Böse Worte aus Tschetschenien

Und in seiner Heimat scheint er an massgeblicher Stelle auch nicht mehr genehm zu sein. Bei Ramsan Kadyrow, dem Oberhaupt der russischen Teilrepublik Tschetschenien, wollte sich Tschagajew einschmeicheln, indem er als Sponsor beim Fussballclub Terek Grosny einstieg. Wer in der kaukasischen Republik Einfluss haben will, muss sich an Kadyrow halten, einen von Moskau eingesetzten absolutistischen Herrscher, dem Morde, Erpressungen und Entführungen vorgeworfen werden.

Inzwischen ist Tschagajews Firma Dagmara Trading nicht mehr Trikotsponsor bei Terek. Kadyrow hat Tschagajew vorgeworfen, er sei seinen Pflichten nicht nachgekommen, er sei ein «Verräter». Und die Westschweizer Zeitung «Le Matin» will gar wissen, dass Kadyrow den in Ungnade gefallenen Landsmann «liquidieren» wolle.

Klage aus Almeria

Das jüngste Ungemach ereilt Xamax aus Spanien. Dort wartet UD Almeria noch immer auf den grössten Teil der Ablösesumme für Stürmer Kalu Uche. «Wir haben Uche für 1’025’000 Euro verkauft», sagt Almerias Pressesprecher Juanjo Moreno in «L’Express».
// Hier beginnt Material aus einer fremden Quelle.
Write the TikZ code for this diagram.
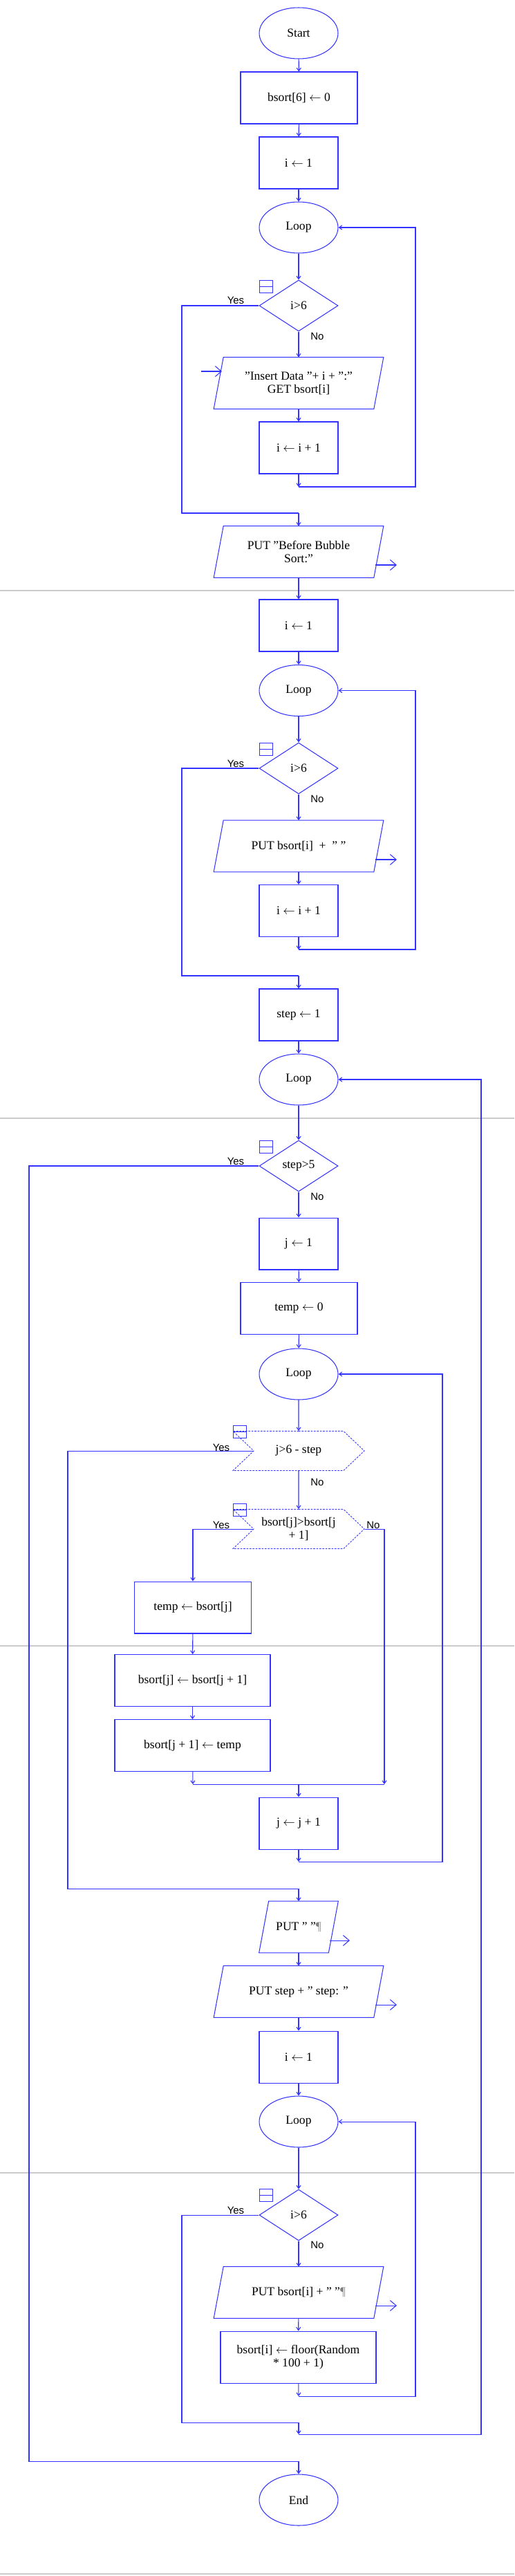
\documentclass[tikz,border=0pt]{standalone}
\usepackage{fontspec}
\setmainfont{Liberation Serif}
\newfontfamily\lblfont{Liberation Sans}
\usetikzlibrary{shapes.geometric,shapes.symbols,arrows.meta,calc}
\definecolor{fc}{RGB}{51,51,255}
\begin{document}
\begin{tikzpicture}[x=0.02cm,y=-0.02cm,
  every node/.style={font=\fontsize{10}{11}\selectfont,align=center,inner sep=1pt},
  base/.style={draw=fc,line width=0.6pt},
  term/.style={base,ellipse,minimum width=2.28cm,minimum height=1.48cm},
  proc/.style={base,rectangle,minimum width=2.28cm,minimum height=1.5cm},
  wproc/.style={proc,minimum width=3.38cm},
  sproc/.style={proc,minimum width=4.5cm},
  io/.style={rectangle,minimum width=4.9cm,minimum height=1.48cm},
  sio/.style={io,minimum width=2.28cm},
  dec/.style={base,diamond,aspect=1.54,minimum width=2.28cm,minimum height=1.48cm,inner sep=0pt},
  hex/.style={base,signal,signal from=west,signal to=east,signal pointer angle=87,minimum width=3.8cm,minimum height=1.14cm,dash pattern=on 1.5pt off 1pt,line width=0.5pt},
  flow/.style={draw=fc,line width=0.6pt},
  arr/.style={flow,-{Straight Barb[length=2.5pt,width=3.5pt]}},
  ioarr/.style={flow,-{Straight Barb[length=5pt,width=8.5pt]}},
  lbl/.style={font=\lblfont\fontsize{8.5}{9}\selectfont,inner sep=0pt},
  pg/.style={draw=black!20,line width=0.8pt}]
\useasboundingbox (0,0) rectangle (744,3725);
\newcommand\icon[2]{\draw[base,line width=0.5pt] (#1,#2) rectangle ++(19,18) (#1,#2+9) -- ++(19,0);}
\newcommand\para[1]{\draw[base] (#1.south west) -- ($(#1.north west)+(14,0)$) -- (#1.north east) -- ($(#1.south east)-(14,0)$) -- cycle;}

% page break lines
\foreach \yy in {854,1617,2380,3142,3722} \draw[pg] (0,\yy) -- (744,\yy);

% --- section 1: input
\node[term] (start) at (432,48) {Start};
\node[wproc] (b6) at (432.5,141.5) {bsort[6] $\leftarrow$ 0};
\node[proc] (i1) at (432,235.5) {i $\leftarrow$ 1};
\node[term] (loop1) at (432,329) {Loop};
\node[dec] (d1) at (432,442) {i>6};
\node[io] (in1) at (432,554) {"Insert Data "+ i + ":"\\GET bsort[i]};
\node[proc] (inc1) at (432,647.5) {i $\leftarrow$ i + 1};
\node[io] (put1) at (432,798) {PUT "Before Bubble\\Sort:"};
\para{in1} \para{put1}
\icon{375}{405}
\node[lbl] at (341,434) {Yes};
\node[lbl] at (459,486) {No};
\coordinate (c1a) at (432,704);
\coordinate (c1b) at (432,742);
\coordinate (in1a) at (291,537); \coordinate (in1b) at (321,537);
\coordinate (o1a) at (543,817); \coordinate (o1b) at (574,817);
\draw[arr] (start) -- (b6);
\draw[arr] (b6) -- (i1);
\draw[arr] (i1) -- (loop1);
\draw[arr] (loop1) -- (d1);
\draw[arr] (d1) -- (in1);
\draw[arr] (in1) -- (inc1);
\draw[arr] (inc1) -- (c1a);
\draw[arr] (c1a) -- (601,704) -- (601,329) -- (loop1.east);
\draw[flow] (d1.west) -- (263,442) -- (263,742) -- (c1b);
\draw[arr] (c1b) -- (put1);
\draw[ioarr] (in1a) -- (in1b);
\draw[ioarr] (o1a) -- (o1b);

% --- section 2: print before
\node[proc] (i2) at (432,904.5) {i $\leftarrow$ 1};
\node[term] (loop2) at (432,998.5) {Loop};
\node[dec] (d2) at (432,1111) {i>6};
\node[io] (put2) at (432,1223.5) {PUT bsort[i] \ + \ " "};
\node[proc] (inc2) at (432,1317) {i $\leftarrow$ i + 1};
\node[proc] (step1) at (432,1467.5) {step $\leftarrow$ 1};
\node[term] (loop3) at (432,1561) {Loop};
\para{put2}
\icon{375}{1074}
\node[lbl] at (341,1104) {Yes};
\node[lbl] at (459,1155) {No};
\coordinate (c2a) at (432,1373);
\coordinate (c2b) at (432,1411);
\coordinate (o2a) at (543,1243); \coordinate (o2b) at (574,1243);
\draw[arr] (put1) -- (i2);
\draw[arr] (i2) -- (loop2);
\draw[arr] (loop2) -- (d2);
\draw[arr] (d2) -- (put2);
\draw[arr] (put2) -- (inc2);
\draw[arr] (inc2) -- (c2a);
\draw[arr] (c2a) -- (601,1373) -- (601,998.5) -- (loop2.east);
\draw[flow] (d2.west) -- (263,1111) -- (263,1411) -- (c2b);
\draw[arr] (c2b) -- (step1);
\draw[arr] (step1) -- (loop3);
\draw[ioarr] (o2a) -- (o2b);

% --- section 3: bubble sort
\node[dec] (d3) at (432,1686) {step>5};
\node[proc] (j1) at (432,1798.5) {j $\leftarrow$ 1};
\node[wproc] (t0) at (432.5,1892) {temp $\leftarrow$ 0};
\node[term] (loop4) at (432,1987) {Loop};
\node[hex] (h1) at (432,2098) {j>6 - step};
\node[hex] (h2) at (432,2211) {bsort[j]>bsort[j\\+ 1]};
\node[wproc] (ts) at (279,2324.5) {temp $\leftarrow$ bsort[j]};
\node[sproc] (sw1) at (278.5,2430) {bsort[j] $\leftarrow$ bsort[j + 1]};
\node[sproc] (sw2) at (278.5,2524) {bsort[j + 1] $\leftarrow$ temp};
\node[proc] (jinc) at (432,2636.5) {j $\leftarrow$ j + 1};
\icon{375}{1649}
\icon{337}{2061}
\icon{337}{2174}
\node[lbl] at (341,1679) {Yes};
\node[lbl] at (459,1730) {No};
\node[lbl] at (320,2093) {Yes};
\node[lbl] at (459,2143) {No};
\node[lbl] at (320,2205) {Yes};
\node[lbl] at (540,2205) {No};
\coordinate (c3a) at (279,2580);
\coordinate (c3b) at (556,2580);
\coordinate (c3c) at (432,2580);
\coordinate (c3d) at (432,2692);
\draw[arr] (loop3) -- (d3);
\draw[arr] (d3) -- (j1);
\draw[arr] (j1) -- (t0);
\draw[arr] (t0) -- (loop4);
\draw[arr] (loop4) -- (h1);
\draw[arr] (h1) -- (h2);
\draw[arr] (h2.west) -- (279,2211) -- (ts);
\draw[arr] (ts) -- (sw1);
\draw[arr] (sw1) -- (sw2);
\draw[arr] (sw2) -- (c3a);
\draw[arr] (h2.east) -- (556,2211) -- (c3b);
\draw[flow] (c3a) -- (c3b);
\draw[arr] (c3c) -- (jinc);
\draw[arr] (jinc) -- (c3d);
\draw[arr] (c3d) -- (640,2692) -- (640,1987) -- (loop4.east);

% --- section 4: print step
\node[sio] (putsp) at (432,2786.5) {PUT " "{\color{black!50}¶}};
\node[io] (putstep) at (432,2880) {PUT step + " step: "};
\node[proc] (i3) at (432,2974.5) {i $\leftarrow$ 1};
\node[term] (loop5) at (432,3068) {Loop};
\node[dec] (d4) at (432,3203) {i>6};
\node[io] (put3) at (432,3315) {PUT bsort[i] + " "{\color{black!50}¶}};
\node[sproc] (fl) at (431.5,3408.5) {bsort[i] $\leftarrow$ floor(Random\\* 100 + 1)};
\node[term] (end) at (432,3615) {End};
\para{putsp} \para{putstep} \para{put3}
\icon{375}{3165}
\node[lbl] at (341,3196) {Yes};
\node[lbl] at (459,3246) {No};
\coordinate (c4a) at (432,2731);
\coordinate (c4b) at (432,3465);
\coordinate (c4c) at (432,3503);
\coordinate (c4d) at (432,3520);
\coordinate (c4e) at (432,3559);
\coordinate (o3a) at (477,2806); \coordinate (o3b) at (506,2806);
\coordinate (o4a) at (543,2899); \coordinate (o4b) at (574,2899);
\coordinate (o5a) at (543,3334); \coordinate (o5b) at (574,3334);
\draw[flow] (h1.west) -- (98,2098) -- (98,2731) -- (c4a);
\draw[arr] (c4a) -- (putsp);
\draw[arr] (putsp) -- (putstep);
\draw[arr] (putstep) -- (i3);
\draw[arr] (i3) -- (loop5);
\draw[arr] (loop5) -- (d4);
\draw[arr] (d4) -- (put3);
\draw[arr] (put3) -- (fl);
\draw[arr] (fl) -- (c4b);
\draw[arr] (c4b) -- (601,3465) -- (601,3068) -- (loop5.east);
\draw[flow] (d4.west) -- (263,3203) -- (263,3503) -- (c4c);
\draw[arr] (c4c) -- (c4d);
\draw[arr] (c4d) -- (696,3520) -- (696,1561) -- (loop3.east);
\draw[flow] (d3.west) -- (42,1686) -- (42,3559) -- (c4e);
\draw[arr] (c4e) -- (end);
\draw[ioarr] (o3a) -- (o3b);
\draw[ioarr] (o4a) -- (o4b);
\draw[ioarr] (o5a) -- (o5b);
\end{tikzpicture}
\end{document}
Die Rechnung hätte bis am 18. August beglichen sein sollen. Gesehen hat der Verein bislang nur rund 100’000 Euro. «Und Xamax reagiert nicht mehr auf unsere Anfragen», klagt Moreno. Deswegen hat sich der Verein entschlossen, den Weltfussballverband Fifa einzuschalten und durch einen Schweizer Anwalt auch zivilrechtlich Druck zu machen.

Wirklich dramatisch ist die Lage von Xamax aber vor allem deswegen, weil niemand bereit zu sein scheint, den Verein zu übernehmen, wenn Tschagajews Konstrukt in sich zusammenfällt. Fifa-Direktor Walter Gagg hat sich zwar am 15. November als Retter ins Gespräch gebracht. Er gab an, einige Neuenburger Unternehmer zusammengebracht zu haben, die im Notfall übernehmen würden.

Retter ohne Geld

Insider glauben allerdings nicht daran, dass die Gruppe auch nur annähernd genügend Geld hat, um alle Verbindlichkeiten von Xamax zu übernehmen. Schon ohne Almeria haben sich beim Betreibungsamt Neuchâtel knapp 70 Gläubiger gemeldet, die von Xamax rund vier Millionen Franken fordern.

So könnte es durchaus sein, dass der FC Basel am Sonntag an einer historische Begegnung teilnimmt: am letzten Spiel von Neuchâtel Xamax.